Do Sangue às Leis: As Mil Faces do Campo d’Ourique, o Coração da América do Sul

No centro exato da América do Sul, onde as coordenadas geográficas convergem para um único ponto em Cuiabá, repousa um solo que guarda camadas profundas da história mato-grossense. O antigo Campo d’Ourique, hoje conhecido por abrigar a Câmara Municipal e o obelisco da Praça Pascoal Moreira Cabral, é muito mais que um marco geodésico: é um testemunho mudo das transformações da sociedade cuiabana, do período colonial à modernidade democrática.

O Centro do Continente
A fama internacional do local consolidou-se em 1909, quando o Marechal Cândido Rondon determinou que aquele pedaço de chão era o Centro Geodésico da América do Sul. O monumento de mármore de 20 metros de altura, que hoje atrai turistas, é um símbolo de orgulho tão forte que estampa a bandeira da capital e o escudo do Cuiabá Esporte Clube. No entanto, antes de ser o orgulho geográfico do continente, o Campo d’Ourique foi palco de realidades muito mais cruas.
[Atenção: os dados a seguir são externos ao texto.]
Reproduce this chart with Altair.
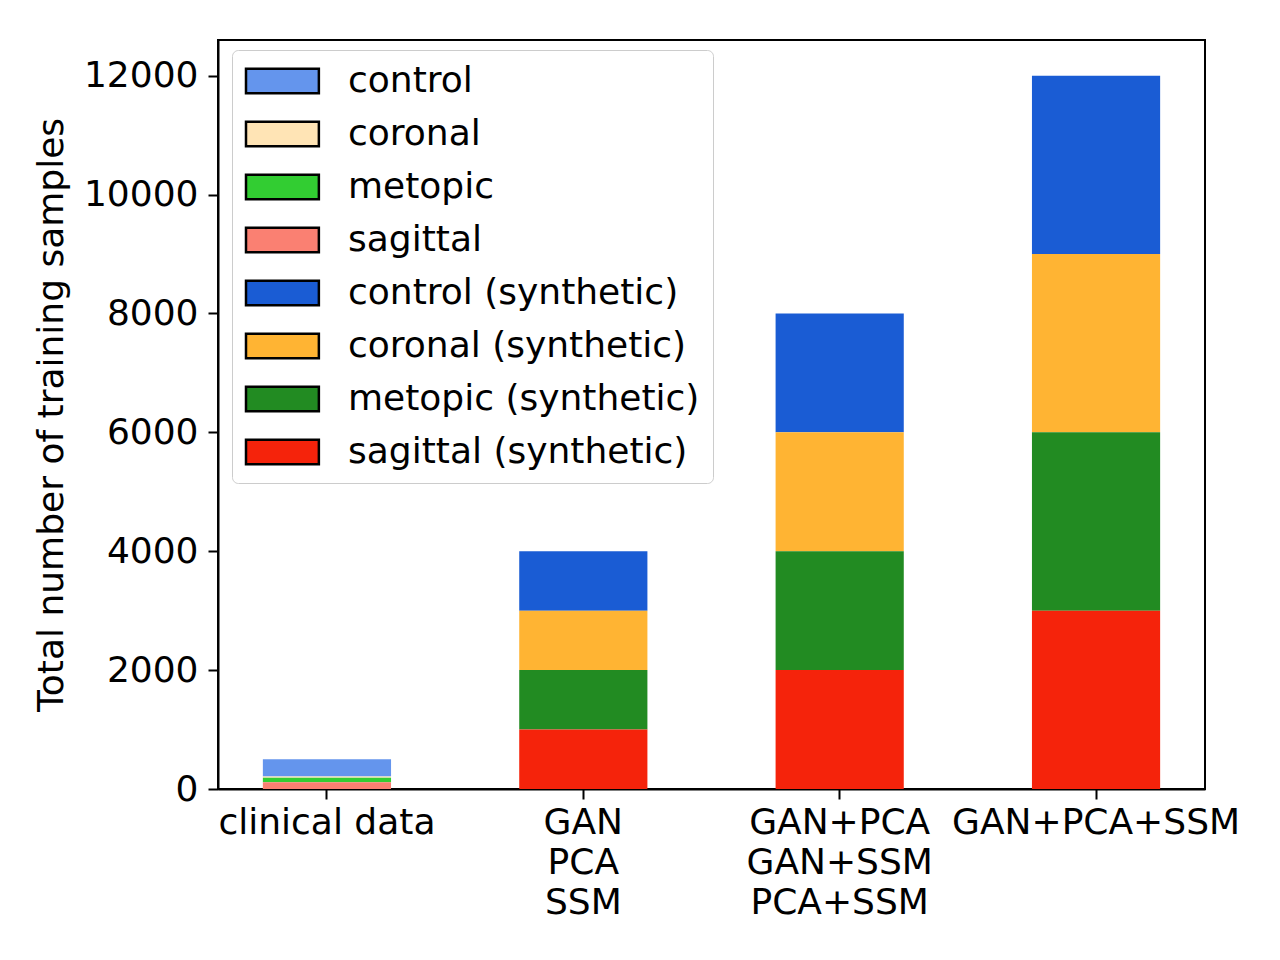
import altair as alt
import pandas as pd

groups = ["clinical data", "GAN\nPCA\nSSM", "GAN+PCA\nGAN+SSM\nPCA+SSM", "GAN+PCA+SSM"]
series = ["control", "coronal", "metopic", "sagittal",
          "control (synthetic)", "coronal (synthetic)", "metopic (synthetic)", "sagittal (synthetic)"]
colors = ["#6495ED", "#FFE4B5", "#32CD32", "#FA8072",
          "#1A5CD4", "#FFB433", "#228B22", "#F5230B"]

# values per series, one per group
control = [290, 0, 0, 0]
coronal = [20, 0, 0, 0]
metopic = [75, 0, 0, 0]
sagittal = [115, 0, 0, 0]
control_syn = [0, 1000, 2000, 3000]
coronal_syn = [0, 1000, 2000, 3000]
metopic_syn = [0, 1000, 2000, 3000]
sagittal_syn = [0, 1000, 2000, 3000]

vals = [control, coronal, metopic, sagittal, control_syn, coronal_syn, metopic_syn, sagittal_syn]
rows = []
for si, (s, v) in enumerate(zip(series, vals)):
    for g, x in zip(groups, v):
        if x > 0:
            rows.append({"group": g, "series": s, "value": x, "ord": 7 - si})
df = pd.DataFrame(rows)

FONT = "DejaVu Sans"
FS = 36

chart = alt.Chart(df).mark_bar().encode(
    x=alt.X("group:N", sort=groups, title=None,
            scale=alt.Scale(paddingInner=0.5, paddingOuter=0.175),
            axis=alt.Axis(labelAngle=0, labelFontSize=FS, labelLineHeight=40,
                          labelExpr="split(datum.value, '\\n')", labelPadding=6,
                          labelBaseline="top", tickSize=10, tickWidth=2, tickColor="black",
                          domainColor="black", domainWidth=2, labelColor="black", labelFont=FONT,
                          labelLimit=1000)),
    y=alt.Y("value:Q", stack="zero", title="Total number of training samples",
            scale=alt.Scale(domain=[0, 12600], nice=False),
            axis=alt.Axis(values=[0, 2000, 4000, 6000, 8000, 10000, 12000], format="d",
                          labelFontSize=FS,
                          tickSize=10, tickWidth=2, tickColor="black", domainColor="black",
                          domainWidth=2, grid=False, labelColor="black", labelFont=FONT,
                          titleFontSize=FS, titleFontWeight="normal", titleFont=FONT,
                          titleColor="black", titlePadding=13, labelPadding=10)),
    color=alt.Color("series:N", sort=series,
                    scale=alt.Scale(domain=series, range=colors),
                    legend=alt.Legend(title=None, orient="none", legendX=14, legendY=10,
                                      symbolType="M-1.4,-1H4.6V1H-1.4Z", symbolSize=590,
                                      symbolStrokeColor="black", symbolStrokeWidth=2.5,
                                      symbolOpacity=1, labelFontSize=FS, labelFont=FONT,
                                      labelColor="black", labelOffset=67, rowPadding=17,
                                      padding=13, fillColor="white", strokeColor="#cccccc",
                                      cornerRadius=6, labelLimit=600)),
    order=alt.Order("ord:Q", sort="ascending"),
).properties(
    width=987, height=749,
    autosize=alt.AutoSizeParams(type="none"),
    padding={"left": 210, "top": 32, "right": 67, "bottom": 163},
).configure_view(stroke="black", strokeWidth=2)

chart.save("out.html", embed_options={"renderer": "svg", "actions": False})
Um Passado de Sombras e Castigos
Nem sempre o silêncio institucional da Câmara Municipal dominou a área. Nos períodos colonial e imperial, o Campo d’Ourique exercia funções de controle social e repressão. Registros históricos revelam que o local era utilizado para o castigo público de pessoas escravizadas e execuções judiciais. A ampla esplanada servia para que o Estado e os senhores de terra demonstrassem seu poder através do medo, tornando o espaço um símbolo de dor e desigualdade.

O Espetáculo das Touradas Cuiabanas
Com o passar das décadas, a atmosfera do campo mudou. O local de suplício deu lugar ao entretenimento das massas. Antes da urbanização densa, o Campo d’Ourique transformava-se em uma arena para as touradas cuiabanas.
Inspiradas nas tradições ibéricas, mas adaptadas ao calor e ao jeitinho local, essas festas eram o principal evento social da cidade. Diferente do rigor europeu, as touradas em Cuiabá eram descritas por historiadores como grandes encontros populares, repletos de música, comidas típicas e a presença de famílias de todas as classes sociais. Era ali que a cidade pulsava e se encontrava para celebrar, longe da rigidez das igrejas.

De Arena a Sede do Legislativo
A transição do Campo d’Ourique para o centro do debate político reflete a própria evolução de Cuiabá. Deixando para trás o sangue dos castigos e a poeira das touradas, o espaço foi urbanizado para dar lugar ao poder civil.
Hoje, ao caminhar pela Praça Pascoal Moreira Cabral, o visitante pisa em um terreno que já foi arena, patíbulo e espetáculo. Atualmente, o desafio do local é outro: em vez de cavalhadas ou execuções, o chão do Ourique sustenta as discussões que moldam o futuro da cidade na Câmara Municipal de Cuiabá.
Para quem deseja conhecer a capital mato-grossense, visitar o Campo d’Ourique não é apenas tirar uma foto no centro do continente; é compreender como uma cidade consegue ressignificar seus espaços, transformando um passado controverso em um presente de cidadania.